More function duplication for different cores
Note also that so far all "explicitly duplicated" functions in the example are still host functions. However, we may want to be able to use that struct and its methods on a different core, so that the four constructors could also be called from that core. The new OpenCL for example is widely seen in the industry to provide a C++0X- based single-source programming model with host functions overloading device kernels (annotated with some keyword) in the same translation unit (see for example AMD's programming models slide). In order for device kernels to be able to call the 4 different constructors, each of those constructors needs to then be duplicated and compiled into a kernel function (because the GPU may have a different instruction set and memory access operations than the host). So we now end up with 2^(2+1) == 8 duplicates of the same constructor.

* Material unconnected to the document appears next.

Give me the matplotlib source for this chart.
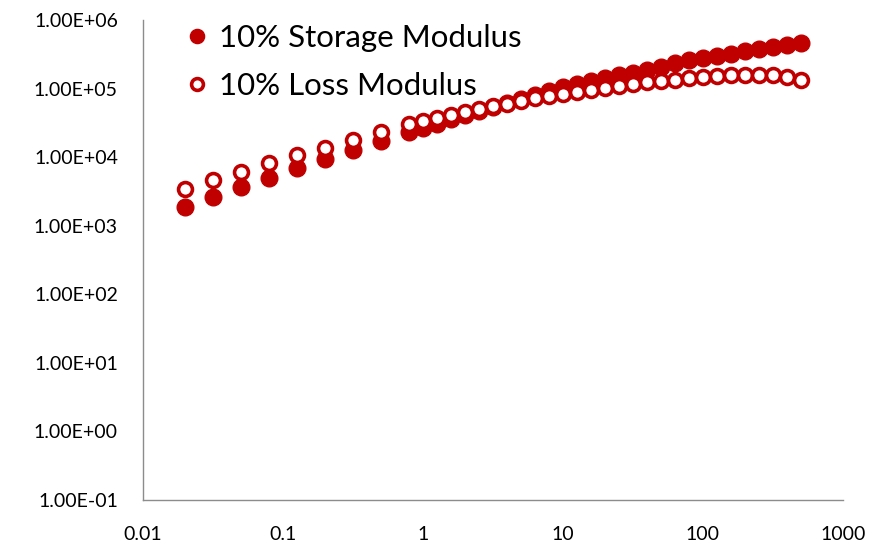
import matplotlib.pyplot as plt
from matplotlib.ticker import FuncFormatter, FixedLocator

# frequency (x) and moduli
freq = [0.02, 0.0316, 0.0501, 0.0794, 0.126, 0.2, 0.316, 0.501, 0.794,
        1.0, 1.26, 1.58, 2.0, 2.51, 3.16, 3.98, 5.01, 6.31, 7.94,
        10.0, 12.6, 15.8, 20.0, 25.1, 31.6, 39.8, 50.1, 63.1, 79.4,
        100, 126, 158, 200, 251, 316, 398, 501]
storage = [1860, 2630, 3720, 5010, 6920, 9330, 12600, 17000, 23400,
           26300, 30200, 35500, 40700, 46800, 53700, 61700, 70800, 81300, 93300,
           107000, 117000, 129000, 141000, 155000, 170000, 186000, 204000, 234000, 257000,
           282000, 302000, 324000, 347000, 380000, 407000, 437000, 468000]
loss = [3470, 4570, 6030, 8130, 10700, 13500, 17800, 23400, 30900,
        33900, 37200, 41700, 45700, 50100, 55000, 60300, 66100, 72400, 77600,
        83200, 89100, 95500, 102000, 110000, 117000, 123000, 129000, 135000, 141000,
        146000, 151000, 155000, 158000, 158000, 155000, 148000, 132000]

xticks = [0.01, 0.1, 1, 10, 100, 1000]
yticks = [1e-1, 1e0, 1e1, 1e2, 1e3, 1e4, 1e5, 1e6]

red = '#C00000'
plt.rcParams['font.family'] = ['Lato', 'DejaVu Sans']

fig = plt.figure(figsize=(8.77, 5.48), dpi=100)
ax = fig.add_axes([0.163, 0.0876, 0.798, 0.876])

ax.plot(freq, storage, 'o', color=red, markersize=12, label='10% Storage Modulus')
ax.plot(freq, loss, 'o', markerfacecolor='white', markeredgecolor=red,
        markeredgewidth=2.6, markersize=10, label='10% Loss Modulus')

ax.set_xscale('log')
ax.set_yscale('log')
ax.set_xlim(0.01, 1000)
ax.set_ylim(0.1, 1e6)
ax.xaxis.set_major_locator(FixedLocator(xticks))
ax.yaxis.set_major_locator(FixedLocator(yticks))
ax.xaxis.set_minor_locator(FixedLocator([]))
ax.yaxis.set_minor_locator(FixedLocator([]))
ax.xaxis.set_major_formatter(FuncFormatter(lambda v, p: '%g' % v))
ax.yaxis.set_major_formatter(FuncFormatter(lambda v, p: '%.2E' % v))
ax.tick_params(axis='both', length=0, labelsize=14, colors='#000000')
ax.tick_params(axis='y', pad=18)
ax.tick_params(axis='x', pad=19)

for s in ['top', 'right']:
    ax.spines[s].set_visible(False)
for s in ['left', 'bottom']:
    ax.spines[s].set_color('#8c8c8c')
    ax.spines[s].set_linewidth(1.0)

ax.legend(loc='upper left', bbox_to_anchor=(0.006, 1.05), frameon=False,
          fontsize=22.5, labelspacing=0.65, handletextpad=0.0, handlelength=1.4,
          markerscale=0.85)

fig.savefig('out.png', dpi=100)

How to avoid explicit function duplication: Implicit Call-graph duplication with pointer memory inference
A solution to this explicit error-prone code bloat is implicit call-graph duplication with pointer memory inference (see previous blogs) which is done by the compiler. This allows most header files to be used without annotations for kernel functions and address spaces. At the function call site the compiler deduces the address spaces from the arguments and creates the appropriate duplicate behind the scenes. This is very much like treating each function as a function template whose template parameters are the address spaces deduced from the argument pointers (see this article). Coming back to the original example with the constructors, there's no longer explicit duplication required because the compiler implicitly generates the required functions:
struct s { s(int* arg) { field = *arg; } int field; }; //no annotations for memory space so far s v3(&v1); //calls host constructor s v4(&v2); //generates and calls duplicate s(__asp int*); __asp s v5(&v1); //generates and calls duplicate s(int*)__asp; __asp s v6(&v2); //generates and calls duplicate s(__asp int*) __asp;
Call-graph duplication with pointer memory inference has been implemented in the OffloadPS3 compilers.